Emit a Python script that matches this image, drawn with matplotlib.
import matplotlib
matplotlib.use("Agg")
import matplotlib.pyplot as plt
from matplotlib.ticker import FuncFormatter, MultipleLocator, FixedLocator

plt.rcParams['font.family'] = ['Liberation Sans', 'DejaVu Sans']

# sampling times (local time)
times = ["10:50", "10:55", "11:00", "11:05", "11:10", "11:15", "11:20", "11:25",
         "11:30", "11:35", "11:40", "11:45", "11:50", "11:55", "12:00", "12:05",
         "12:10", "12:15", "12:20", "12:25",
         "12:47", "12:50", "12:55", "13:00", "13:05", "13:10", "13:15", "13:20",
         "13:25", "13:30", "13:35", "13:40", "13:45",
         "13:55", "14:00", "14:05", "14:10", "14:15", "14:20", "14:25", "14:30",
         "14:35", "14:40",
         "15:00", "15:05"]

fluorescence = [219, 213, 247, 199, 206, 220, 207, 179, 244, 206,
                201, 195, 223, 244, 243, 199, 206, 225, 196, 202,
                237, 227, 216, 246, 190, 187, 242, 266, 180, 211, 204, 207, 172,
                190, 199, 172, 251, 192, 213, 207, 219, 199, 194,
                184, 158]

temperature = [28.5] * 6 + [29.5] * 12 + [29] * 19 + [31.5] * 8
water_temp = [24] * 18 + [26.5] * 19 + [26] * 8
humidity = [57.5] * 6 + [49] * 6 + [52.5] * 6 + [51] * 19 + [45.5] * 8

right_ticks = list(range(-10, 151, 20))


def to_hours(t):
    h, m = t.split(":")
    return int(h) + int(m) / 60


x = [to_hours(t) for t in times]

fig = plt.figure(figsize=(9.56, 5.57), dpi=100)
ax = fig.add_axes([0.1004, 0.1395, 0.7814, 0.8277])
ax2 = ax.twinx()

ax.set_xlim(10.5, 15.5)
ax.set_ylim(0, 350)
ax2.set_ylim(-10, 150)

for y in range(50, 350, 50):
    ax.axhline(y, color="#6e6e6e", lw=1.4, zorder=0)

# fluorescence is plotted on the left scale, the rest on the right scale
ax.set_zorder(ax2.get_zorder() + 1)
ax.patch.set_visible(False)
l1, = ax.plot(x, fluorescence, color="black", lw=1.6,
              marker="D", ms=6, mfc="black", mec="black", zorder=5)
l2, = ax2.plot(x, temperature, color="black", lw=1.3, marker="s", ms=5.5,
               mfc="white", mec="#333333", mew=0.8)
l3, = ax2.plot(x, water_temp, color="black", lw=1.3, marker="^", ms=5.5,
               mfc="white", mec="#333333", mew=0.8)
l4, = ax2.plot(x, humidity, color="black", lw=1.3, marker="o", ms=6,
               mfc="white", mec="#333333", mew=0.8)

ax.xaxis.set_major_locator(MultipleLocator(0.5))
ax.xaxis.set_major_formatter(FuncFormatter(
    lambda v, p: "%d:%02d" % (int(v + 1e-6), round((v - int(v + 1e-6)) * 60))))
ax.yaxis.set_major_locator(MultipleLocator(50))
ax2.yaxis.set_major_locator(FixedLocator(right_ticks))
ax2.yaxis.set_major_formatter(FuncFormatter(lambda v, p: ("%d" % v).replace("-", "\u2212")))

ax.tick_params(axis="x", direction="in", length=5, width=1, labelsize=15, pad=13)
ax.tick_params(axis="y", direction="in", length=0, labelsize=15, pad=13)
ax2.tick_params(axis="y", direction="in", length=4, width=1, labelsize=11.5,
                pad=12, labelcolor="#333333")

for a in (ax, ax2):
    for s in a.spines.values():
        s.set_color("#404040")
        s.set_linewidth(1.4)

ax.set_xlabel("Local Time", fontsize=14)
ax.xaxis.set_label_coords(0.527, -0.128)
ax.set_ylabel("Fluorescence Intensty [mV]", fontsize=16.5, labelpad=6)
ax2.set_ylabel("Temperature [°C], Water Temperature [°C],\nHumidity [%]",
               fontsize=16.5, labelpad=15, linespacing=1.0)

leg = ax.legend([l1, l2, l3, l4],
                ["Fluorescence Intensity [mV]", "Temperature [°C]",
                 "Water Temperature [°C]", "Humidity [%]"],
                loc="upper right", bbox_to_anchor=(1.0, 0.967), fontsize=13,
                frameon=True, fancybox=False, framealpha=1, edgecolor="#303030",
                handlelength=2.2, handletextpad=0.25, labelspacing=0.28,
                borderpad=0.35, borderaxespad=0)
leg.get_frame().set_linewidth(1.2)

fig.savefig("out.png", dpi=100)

» **Given exercise**
Reproduce the material above without altering a single character.

» **Right answer**
Emit a Python script that matches this image, drawn with matplotlib.
import matplotlib
matplotlib.use("Agg")
import matplotlib.pyplot as plt
from matplotlib.ticker import FuncFormatter, MultipleLocator, FixedLocator

plt.rcParams['font.family'] = ['Liberation Sans', 'DejaVu Sans']

# sampling times (local time)
times = ["10:50", "10:55", "11:00", "11:05", "11:10", "11:15", "11:20", "11:25",
         "11:30", "11:35", "11:40", "11:45", "11:50", "11:55", "12:00", "12:05",
         "12:10", "12:15", "12:20", "12:25",
         "12:47", "12:50", "12:55", "13:00", "13:05", "13:10", "13:15", "13:20",
         "13:25", "13:30", "13:35", "13:40", "13:45",
         "13:55", "14:00", "14:05", "14:10", "14:15", "14:20", "14:25", "14:30",
         "14:35", "14:40",
         "15:00", "15:05"]

fluorescence = [219, 213, 247, 199, 206, 220, 207, 179, 244, 206,
                201, 195, 223, 244, 243, 199, 206, 225, 196, 202,
                237, 227, 216, 246, 190, 187, 242, 266, 180, 211, 204, 207, 172,
                190, 199, 172, 251, 192, 213, 207, 219, 199, 194,
                184, 158]

temperature = [28.5] * 6 + [29.5] * 12 + [29] * 19 + [31.5] * 8
water_temp = [24] * 18 + [26.5] * 19 + [26] * 8
humidity = [57.5] * 6 + [49] * 6 + [52.5] * 6 + [51] * 19 + [45.5] * 8

right_ticks = list(range(-10, 151, 20))


def to_hours(t):
    h, m = t.split(":")
    return int(h) + int(m) / 60


x = [to_hours(t) for t in times]

fig = plt.figure(figsize=(9.56, 5.57), dpi=100)
ax = fig.add_axes([0.1004, 0.1395, 0.7814, 0.8277])
ax2 = ax.twinx()

ax.set_xlim(10.5, 15.5)
ax.set_ylim(0, 350)
ax2.set_ylim(-10, 150)

for y in range(50, 350, 50):
    ax.axhline(y, color="#6e6e6e", lw=1.4, zorder=0)

# fluorescence is plotted on the left scale, the rest on the right scale
ax.set_zorder(ax2.get_zorder() + 1)
ax.patch.set_visible(False)
l1, = ax.plot(x, fluorescence, color="black", lw=1.6,
              marker="D", ms=6, mfc="black", mec="black", zorder=5)
l2, = ax2.plot(x, temperature, color="black", lw=1.3, marker="s", ms=5.5,
               mfc="white", mec="#333333", mew=0.8)
l3, = ax2.plot(x, water_temp, color="black", lw=1.3, marker="^", ms=5.5,
               mfc="white", mec="#333333", mew=0.8)
l4, = ax2.plot(x, humidity, color="black", lw=1.3, marker="o", ms=6,
               mfc="white", mec="#333333", mew=0.8)

ax.xaxis.set_major_locator(MultipleLocator(0.5))
ax.xaxis.set_major_formatter(FuncFormatter(
    lambda v, p: "%d:%02d" % (int(v + 1e-6), round((v - int(v + 1e-6)) * 60))))
ax.yaxis.set_major_locator(MultipleLocator(50))
ax2.yaxis.set_major_locator(FixedLocator(right_ticks))
ax2.yaxis.set_major_formatter(FuncFormatter(lambda v, p: ("%d" % v).replace("-", "\u2212")))

ax.tick_params(axis="x", direction="in", length=5, width=1, labelsize=15, pad=13)
ax.tick_params(axis="y", direction="in", length=0, labelsize=15, pad=13)
ax2.tick_params(axis="y", direction="in", length=4, width=1, labelsize=11.5,
                pad=12, labelcolor="#333333")

for a in (ax, ax2):
    for s in a.spines.values():
        s.set_color("#404040")
        s.set_linewidth(1.4)

ax.set_xlabel("Local Time", fontsize=14)
ax.xaxis.set_label_coords(0.527, -0.128)
ax.set_ylabel("Fluorescence Intensty [mV]", fontsize=16.5, labelpad=6)
ax2.set_ylabel("Temperature [°C], Water Temperature [°C],\nHumidity [%]",
               fontsize=16.5, labelpad=15, linespacing=1.0)

leg = ax.legend([l1, l2, l3, l4],
                ["Fluorescence Intensity [mV]", "Temperature [°C]",
                 "Water Temperature [°C]", "Humidity [%]"],
                loc="upper right", bbox_to_anchor=(1.0, 0.967), fontsize=13,
                frameon=True, fancybox=False, framealpha=1, edgecolor="#303030",
                handlelength=2.2, handletextpad=0.25, labelspacing=0.28,
                borderpad=0.35, borderaxespad=0)
leg.get_frame().set_linewidth(1.2)

fig.savefig("out.png", dpi=100)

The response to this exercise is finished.